Range Report: Two .40 calibers – SIG P229 and Glock 23
August 13, 2003 137 Comments
This week it’s Switzerland vs. Austria in the battle of the forties.
It’s a fair matchup. Besides being chambered in the same caliber, both guns are compact versions of larger service weapons – the SIG P226 and Glock 22. Both have blocky, drift-adjustable sights that will take plenty of abuse. Each is resistant to corrosion, but for different reasons. Glocks have a polymer frame, with a Tenifer finish coating the remaining steel parts. The SIG I shot was stainless steel.
The SIG is a double-action pistol. It can shoot from a cocked hammer position (single-action) or uncocked hammer position (double action). The first shot from an uncocked hammer has a long, heavy trigger pull. The recoil from the first round drives back the slide, cocking the pistol for a shorter, lighter pull for the second shot.
Transitioning between two trigger pulls is one of the challenges of double action automatic pistols, and requires some training time. Once I got used to it, I could put double taps a few inches apart at seven yards. When shooting single-action only, fuhgedaboutit – this pistol is phenomenally accurate, producing tight clusters and ragged holes.
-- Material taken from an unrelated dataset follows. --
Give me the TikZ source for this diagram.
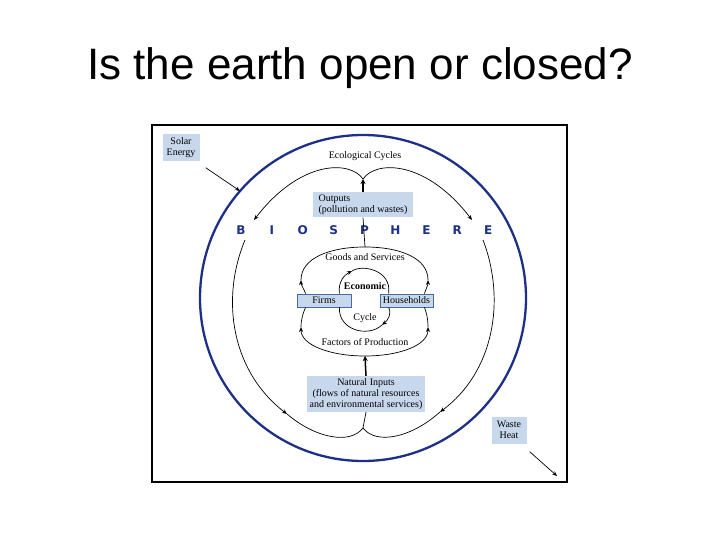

Bullseyes cry when the SIG’s nearby.
One advantage of the long pull on the first shot is that you’re less likely to accidentally fire a round while drawing the gun or reacting to a noise in the middle of the night. That’s also why double actions are popular with police departments. In the event of a shooting, your opponent’s lawyers will call a light single action pull a “hair trigger.”
Racking the slide chambers the first round and cocks the hammer. When it’s time to store the SIG (loaded or unloaded), you need to decock the hammer, since the SIG, like many double actions and almost all revolvers, doesn’t have a safety. (Neither do Glocks.)
The P229 I shot held 10 rounds of .40 S&W. Pre-ban 12 round magazines are also available, though the prices will remain high until the ban expires in November, 2004. (The ban has a clause that allows law enforcement agencies to get clips larger than 10 rounds.) Because the magazine had been limited to less than its intended capacity, it was easier to load than is typical for large-caliber pistols. Even with a beefy magazine, the SIG’s grip feels great, filling the hand without overwhelming it.
P229s in .40 caliber can also shoot .357 SIG, which is a .40 S&W case necked down to 9mm (.355 inch) diameter bullets. I didn’t have the chance to try it, but apparently you just change out the barrel to switch between the two calibers. SIG also makes a 9 mm version that holds 10 or 13 rounds in the magazine.
Glocks have a unique “safe action” mechanism that isn’t exactly single or double action, though it’s officially classified as double action by the Bureau of Alcohol, Tobacco and Firearms. (Alcohol, tobacco and firearms? Hey, there’s an idea for a fun combination! OK, maybe not.)
When you rack the slide on a Glock, it partially compresses the spring that controls the striker. If the striker were to accidentally release without the trigger being pulled, there isn’t enough spring tension to fire a cartridge. Pulling the trigger back compresses the spring the additional distance needed so that it has enough force to ignite the primer.
The result is a trigger pull that’s light, or at least can be. Typical trigger pulls are about five pounds, though many police departments use much heavier triggers because of liability concerns. For all you you need to know about Glock triggers, see this Chuck Hawks article.
The Glock’s other claim to fame is its polymer frame that drastically reduces weight. Like all Glocks, this one has a tactical rail in front of the trigger guard for attaching lighting systems, laser sights, and other goodies.
The Glock’s advantage is its light weight thanks to the polymer frame. The SIG’s big advantage is its incredible accuracy. If I had to carry one I might choose the Glock for its light weight and slimmer profile. For accuracy and the sheer pleasure of shooting, though, I’d choose the SIG.